I first came out as queer to initially unaccepting Catholic parents months before coming to Yale. Soon after, I told my extremely liberal Los Angeles community that I was conservative. At that point, I was told that being conservative and queer combined two irreconcilable identities and that I was perverse and inherently self-hating. This was the most isolating experience of my life. I hope at Yale we can prevent this narrative from taking hold.

Perhaps unsurprisingly, in choosing where to attend college, I was attracted to Yale’s inclusive message: its promise to include a diverse range of people regardless of their sexual orientation, religious affiliation or political leanings.

However, during my first days at Yale, I found myself crawling back into the closet. But not only did I refuse to tell anyone that I was queer, I also refused to tell anyone that I was conservative.

It became very apparent to me during the Cultural Connections pre-orientation program and during Camp Yale that on Yale’s campus, LGBTQ+ identities and non-liberal ideological beliefs are largely understood to be mutually exclusive. Every single new person I met who I told about my sexual orientation assumed by default that I was also liberal.

The assumption that one cannot be queer and conservative is not only problematic because it operates on the demeaning notion that queer Yalies are an ideological monolith, but also because it excludes and erases the identities and history of queer Yalies who happen to be right-leaning.

In Yale’s class of 2023, around 74 percent of my peers identify as liberal, about 14 percent of students identified as centrist and only around 12 percent identify as conservative. Holding conservative viewpoints on Yale’s campus can make one feel isolated and alone. This statistic is disconcerting not because I believe that there are no spaces for conservatives on campus nor because I take issue with left-leaning discourse at Yale — my personal political identity label is in flux at the moment — but because the statistic supports the inference that queer identity is further isolating when it intersects with conservatism.

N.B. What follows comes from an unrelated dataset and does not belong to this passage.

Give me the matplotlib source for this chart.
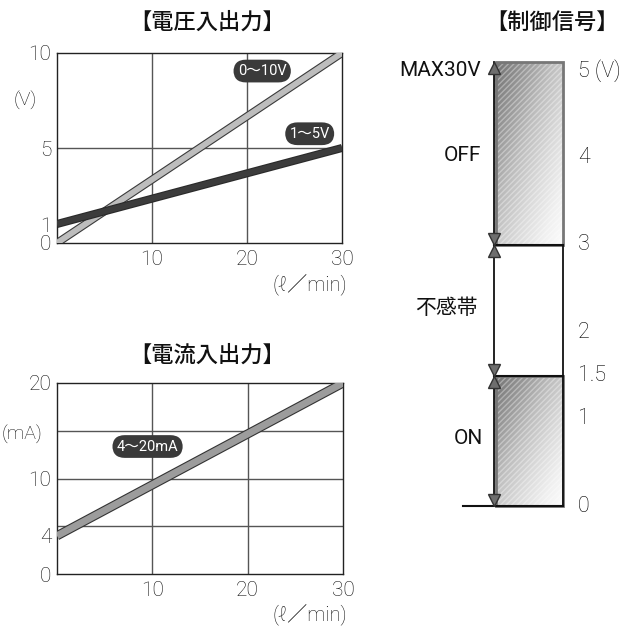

While there should certainly be a space for progressive queer advocacy groups on campus, the nonexistence of equivalent queer conservative groups in any capacity makes it hard for queer people who do not embrace the full progressive political agenda to become active in advocating for LGBTQ+ equality.
Practically, considering the history of homophobic conservatism on Yale’s campus, it is understandable to me why there is an assumption that queer conservative Yalies cannot exist. Members of right-wing Yale Political Union parties have bred prominent anti-LGBTQ+ activists like Maggie Gallagher. Moreover, the namesake of the William F. Buckley, Jr. fellowship program infamously called his political opponent Gore Vidal a “queer” — which was not only a derogatory term back then, but also was used in its still derogatory noun form. In contemporary politics, queer conservatives often get — arguably deservedly — bad reputations when self-proclaimed conservatives like Milo Yiannopoulos and Peter Thiel use queer identity as a means of shielding themselves from criticism.

Additionally, one need not look too far to see how the Republican Party in the 1980s ignored the HIV/AIDS epidemic, leading to the deaths of hundreds of thousands of queer people. None other than Ronald Reagan’s press secretary labeled HIV/AIDS as the “gay plague.”

None of these actions are excusable by any means. Homophobic beliefs should be challenged in all their forms, and I am thankful for the work of pro-LGBTQ+ liberals and conservatives, like Yalie Evan Wolfson and recent Buckley program speaker Margaret Hoover, who have made intellectual communities like Yale a place where LGBTQ+ individuals can be open about their identities.

This is not to say that a version of conservatism that welcomes queer people for their authentic selves does not currently exist on Yale’s campus. In petitioning for the Conservative Party, I have found that the party is one of the few intellectual spaces thus far where I can speak about my queer identity without feeling reduced to queer stereotypes.

Being part of a historically marginalized community informs my worldview, and I do believe that the personal is inherently political. But that doesn’t prevent me from finding the Conservative Party and other conservative spaces on campus to be a breath of fresh air.

I envision a Yale that stays true to its mission of full inclusivity by recognizing queer conservative identity in a way that neither commodifies or silences queerness. I push Yalies to challenge assumptions about the political beliefs of queer people to create a space where no one, conservative, queer or both, feels like they need to hide who they are.